# Written instruction:
Write out the material exactly, with the pictures left out.

# Provided data:
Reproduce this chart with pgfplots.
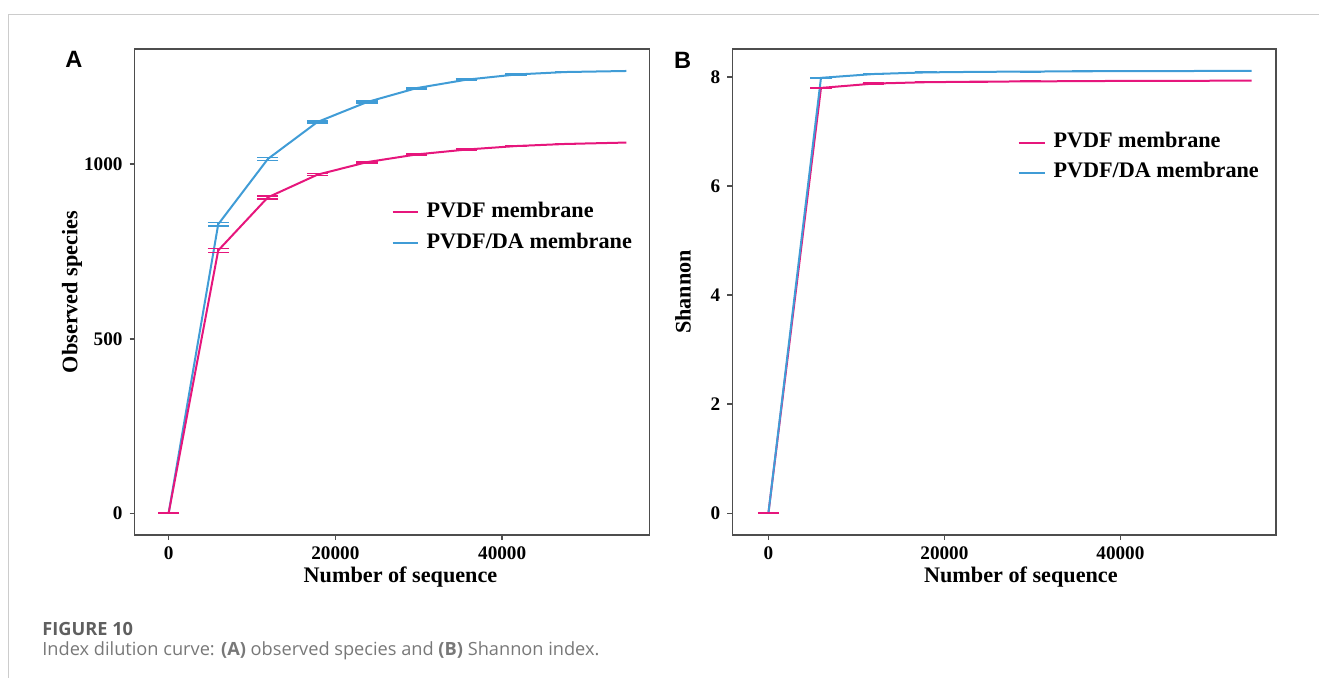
\documentclass[border=0pt]{standalone}
\usepackage{pgfplots}
\pgfplotsset{compat=1.18}
\usepackage{pgfplotstable}
\usepackage{fontspec}
\setmainfont{Liberation Serif}
\newfontfamily\sansbold{Liberation Sans}
\newfontfamily\capfont{Open Sans}
\definecolor{pvdf}{RGB}{230,22,124}
\definecolor{pvdfda}{RGB}{64,156,214}
\definecolor{axgray}{RGB}{77,77,77}
\definecolor{framegray}{RGB}{204,204,204}
\definecolor{capgray}{RGB}{120,120,120}
\definecolor{capdark}{RGB}{95,95,95}

% Panel A: observed species
\pgfplotstableread{
x y e
0 0 0.5
5950 753 6
11900 905 4
17850 970 3
23800 1006 2
29750 1028 1.5
35700 1042 1
41650 1052 1
47600 1058 1
54900 1062 0
}\Apink
\pgfplotstableread{
x y e
0 0 0.5
5950 828 5
11900 1015 4
17850 1121 3
23800 1178 2.5
29750 1218 2
35700 1242 1.5
41650 1257 1
47600 1264 1
54900 1267 0
}\Ablue
% Panel B: Shannon
\pgfplotstableread{
x y e
0 0 0.003
5975 7.80 0.012
11950 7.88 0.008
17900 7.905 0.006
23800 7.915 0.005
29750 7.92 0.004
35700 7.925 0.004
41650 7.93 0.004
47600 7.93 0.004
54900 7.935 0
}\Bpink
\pgfplotstableread{
x y e
0 0 0.003
5975 7.985 0.010
11950 8.055 0.008
17900 8.085 0.006
23800 8.095 0.005
29750 8.10 0.004
35700 8.105 0.004
41650 8.11 0.004
47600 8.11 0.004
54900 8.115 0
}\Bblue

\pgfplotsset{
  panel/.style={
    scale only axis,
    anchor=south west,
    axis line style={axgray, line width=0.75pt},
    tick style={axgray, line width=0.75pt},
    major tick length=2.5pt,
    tick align=outside,
    xtick pos=left, ytick pos=left,
    scaled x ticks=false, scaled y ticks=false,
    tick label style={font=\fontsize{9.6}{10}\selectfont\bfseries, black},
    /pgf/number format/assume math mode=true,
    /pgf/number format/1000 sep={},
    label style={font=\fontsize{11.1}{12}\selectfont\bfseries, black},
    legend style={draw=none, fill=none, inner sep=0pt, anchor=west,
      font=\fontsize{11.1}{12}\selectfont\bfseries,
      nodes={inner xsep=2pt, inner ysep=0pt, text height=7.5pt, text depth=2.5pt},
      column sep=2pt},
    legend cell align=left,
  },
  pinkline/.style={pvdf, line width=1pt, mark=none},
  blueline/.style={pvdfda, line width=1pt, mark=none},
  ebars/.style={forget plot, draw=none, mark=none,
    skip coords between index={9}{10},
    error bars/.cd, y dir=both, y explicit,
    error bar style={line width=0.75pt, draw=#1, solid},
    error mark options={rotate=90, mark size=5.3pt, line width=0.75pt, draw=#1}},
}

\begin{document}
\begin{tikzpicture}
\path[use as bounding box] (0,0) rectangle (659.5pt,339pt);
% outer frame (top and left)
\draw[framegray, line width=0.5pt] (4.25pt,0pt) -- (4.25pt,331.5pt) -- (659.5pt,331.5pt);

% Panel A
\begin{axis}[panel,
  at={(67.3pt,71.5pt)}, width=257.35pt, height=243pt,
  xmin=-4077, xmax=57638, ymin=-62, ymax=1330,
  xtick={0,20000,40000}, ytick={0,500,1000},
  xlabel={Number of sequence}, ylabel={Observed species},
  xlabel style={at={(axis description cs:0.5166,-0.0864)}, anchor=center},
  ylabel style={at={(axis description cs:-0.1216,0.5)}, anchor=center},
  legend style={at={(axis description cs:0.4985,0.632)}, row sep=5.65pt},
  legend image code/.code={\draw[#1] (0pt,0pt) -- (12.5pt,0pt);},
]
\addlegendimage{pinkline}
\addlegendimage{blueline}
\addplot[blueline, forget plot] table[x=x, y=y] {\Ablue};
\addplot[ebars=pvdfda] table[x=x, y=y, y error=e] {\Ablue};
\addplot[pinkline, forget plot] table[x=x, y=y] {\Apink};
\addplot[ebars=pvdf] table[x=x, y=y, y error=e] {\Apink};
\legend{PVDF membrane, PVDF/DA membrane}
\end{axis}

% Panel B
\begin{axis}[panel,
  at={(366.15pt,71.5pt)}, width=271.75pt, height=243pt,
  xmin=-4102, xmax=57659, ymin=-0.398, ymax=8.514,
  xtick={0,20000,40000}, ytick={0,2,4,6,8},
  xlabel={Number of sequence}, ylabel={Shannon},
  xlabel style={at={(axis description cs:0.531,-0.0864)}, anchor=center},
  ylabel style={at={(axis description cs:-0.0907,0.5)}, anchor=center},
  legend style={at={(axis description cs:0.524,0.776)}, row sep=5pt},
  legend image code/.code={\draw[#1] (0pt,0pt) -- (13pt,0pt);},
]
\addlegendimage{pinkline}
\addlegendimage{blueline}
\addplot[pinkline, forget plot] table[x=x, y=y] {\Bpink};
\addplot[blueline, forget plot] table[x=x, y=y] {\Bblue};
\addplot[skip coords between index={0}{1}, ebars=pvdfda] table[x=x, y=y, y error=e] {\Bblue};
\addplot[ebars=pvdf] table[x=x, y=y, y error=e] {\Bpink};
\legend{PVDF membrane, PVDF/DA membrane}
\end{axis}

% panel letters
\node[font=\sansbold\fontsize{11.8}{12}\selectfont\bfseries] at (37pt,309.2pt) {A};
\node[font=\sansbold\fontsize{11.8}{12}\selectfont\bfseries] at (341.3pt,309pt) {B};

% caption
\node[anchor=west, inner sep=0pt, font=\capfont\fontsize{9.1}{10}\selectfont\bfseries, text=capdark] at (21pt,24.5pt) {FIGURE 10};
\node[anchor=west, inner sep=0pt, font=\capfont\fontsize{9.1}{10}\selectfont, text=capgray] at (21pt,13.5pt) {Index dilution curve: \textbf{(A)} observed species and \textbf{(B)} Shannon index.};
\end{tikzpicture}
\end{document}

# Correct answer:
Reproduce this chart with pgfplots.
\documentclass[border=0pt]{standalone}
\usepackage{pgfplots}
\pgfplotsset{compat=1.18}
\usepackage{pgfplotstable}
\usepackage{fontspec}
\setmainfont{Liberation Serif}
\newfontfamily\sansbold{Liberation Sans}
\newfontfamily\capfont{Open Sans}
\definecolor{pvdf}{RGB}{230,22,124}
\definecolor{pvdfda}{RGB}{64,156,214}
\definecolor{axgray}{RGB}{77,77,77}
\definecolor{framegray}{RGB}{204,204,204}
\definecolor{capgray}{RGB}{120,120,120}
\definecolor{capdark}{RGB}{95,95,95}

% Panel A: observed species
\pgfplotstableread{
x y e
0 0 0.5
5950 753 6
11900 905 4
17850 970 3
23800 1006 2
29750 1028 1.5
35700 1042 1
41650 1052 1
47600 1058 1
54900 1062 0
}\Apink
\pgfplotstableread{
x y e
0 0 0.5
5950 828 5
11900 1015 4
17850 1121 3
23800 1178 2.5
29750 1218 2
35700 1242 1.5
41650 1257 1
47600 1264 1
54900 1267 0
}\Ablue
% Panel B: Shannon
\pgfplotstableread{
x y e
0 0 0.003
5975 7.80 0.012
11950 7.88 0.008
17900 7.905 0.006
23800 7.915 0.005
29750 7.92 0.004
35700 7.925 0.004
41650 7.93 0.004
47600 7.93 0.004
54900 7.935 0
}\Bpink
\pgfplotstableread{
x y e
0 0 0.003
5975 7.985 0.010
11950 8.055 0.008
17900 8.085 0.006
23800 8.095 0.005
29750 8.10 0.004
35700 8.105 0.004
41650 8.11 0.004
47600 8.11 0.004
54900 8.115 0
}\Bblue

\pgfplotsset{
  panel/.style={
    scale only axis,
    anchor=south west,
    axis line style={axgray, line width=0.75pt},
    tick style={axgray, line width=0.75pt},
    major tick length=2.5pt,
    tick align=outside,
    xtick pos=left, ytick pos=left,
    scaled x ticks=false, scaled y ticks=false,
    tick label style={font=\fontsize{9.6}{10}\selectfont\bfseries, black},
    /pgf/number format/assume math mode=true,
    /pgf/number format/1000 sep={},
    label style={font=\fontsize{11.1}{12}\selectfont\bfseries, black},
    legend style={draw=none, fill=none, inner sep=0pt, anchor=west,
      font=\fontsize{11.1}{12}\selectfont\bfseries,
      nodes={inner xsep=2pt, inner ysep=0pt, text height=7.5pt, text depth=2.5pt},
      column sep=2pt},
    legend cell align=left,
  },
  pinkline/.style={pvdf, line width=1pt, mark=none},
  blueline/.style={pvdfda, line width=1pt, mark=none},
  ebars/.style={forget plot, draw=none, mark=none,
    skip coords between index={9}{10},
    error bars/.cd, y dir=both, y explicit,
    error bar style={line width=0.75pt, draw=#1, solid},
    error mark options={rotate=90, mark size=5.3pt, line width=0.75pt, draw=#1}},
}

\begin{document}
\begin{tikzpicture}
\path[use as bounding box] (0,0) rectangle (659.5pt,339pt);
% outer frame (top and left)
\draw[framegray, line width=0.5pt] (4.25pt,0pt) -- (4.25pt,331.5pt) -- (659.5pt,331.5pt);

% Panel A
\begin{axis}[panel,
  at={(67.3pt,71.5pt)}, width=257.35pt, height=243pt,
  xmin=-4077, xmax=57638, ymin=-62, ymax=1330,
  xtick={0,20000,40000}, ytick={0,500,1000},
  xlabel={Number of sequence}, ylabel={Observed species},
  xlabel style={at={(axis description cs:0.5166,-0.0864)}, anchor=center},
  ylabel style={at={(axis description cs:-0.1216,0.5)}, anchor=center},
  legend style={at={(axis description cs:0.4985,0.632)}, row sep=5.65pt},
  legend image code/.code={\draw[#1] (0pt,0pt) -- (12.5pt,0pt);},
]
\addlegendimage{pinkline}
\addlegendimage{blueline}
\addplot[blueline, forget plot] table[x=x, y=y] {\Ablue};
\addplot[ebars=pvdfda] table[x=x, y=y, y error=e] {\Ablue};
\addplot[pinkline, forget plot] table[x=x, y=y] {\Apink};
\addplot[ebars=pvdf] table[x=x, y=y, y error=e] {\Apink};
\legend{PVDF membrane, PVDF/DA membrane}
\end{axis}

% Panel B
\begin{axis}[panel,
  at={(366.15pt,71.5pt)}, width=271.75pt, height=243pt,
  xmin=-4102, xmax=57659, ymin=-0.398, ymax=8.514,
  xtick={0,20000,40000}, ytick={0,2,4,6,8},
  xlabel={Number of sequence}, ylabel={Shannon},
  xlabel style={at={(axis description cs:0.531,-0.0864)}, anchor=center},
  ylabel style={at={(axis description cs:-0.0907,0.5)}, anchor=center},
  legend style={at={(axis description cs:0.524,0.776)}, row sep=5pt},
  legend image code/.code={\draw[#1] (0pt,0pt) -- (13pt,0pt);},
]
\addlegendimage{pinkline}
\addlegendimage{blueline}
\addplot[pinkline, forget plot] table[x=x, y=y] {\Bpink};
\addplot[blueline, forget plot] table[x=x, y=y] {\Bblue};
\addplot[skip coords between index={0}{1}, ebars=pvdfda] table[x=x, y=y, y error=e] {\Bblue};
\addplot[ebars=pvdf] table[x=x, y=y, y error=e] {\Bpink};
\legend{PVDF membrane, PVDF/DA membrane}
\end{axis}

% panel letters
\node[font=\sansbold\fontsize{11.8}{12}\selectfont\bfseries] at (37pt,309.2pt) {A};
\node[font=\sansbold\fontsize{11.8}{12}\selectfont\bfseries] at (341.3pt,309pt) {B};

% caption
\node[anchor=west, inner sep=0pt, font=\capfont\fontsize{9.1}{10}\selectfont\bfseries, text=capdark] at (21pt,24.5pt) {FIGURE 10};
\node[anchor=west, inner sep=0pt, font=\capfont\fontsize{9.1}{10}\selectfont, text=capgray] at (21pt,13.5pt) {Index dilution curve: \textbf{(A)} observed species and \textbf{(B)} Shannon index.};
\end{tikzpicture}
\end{document}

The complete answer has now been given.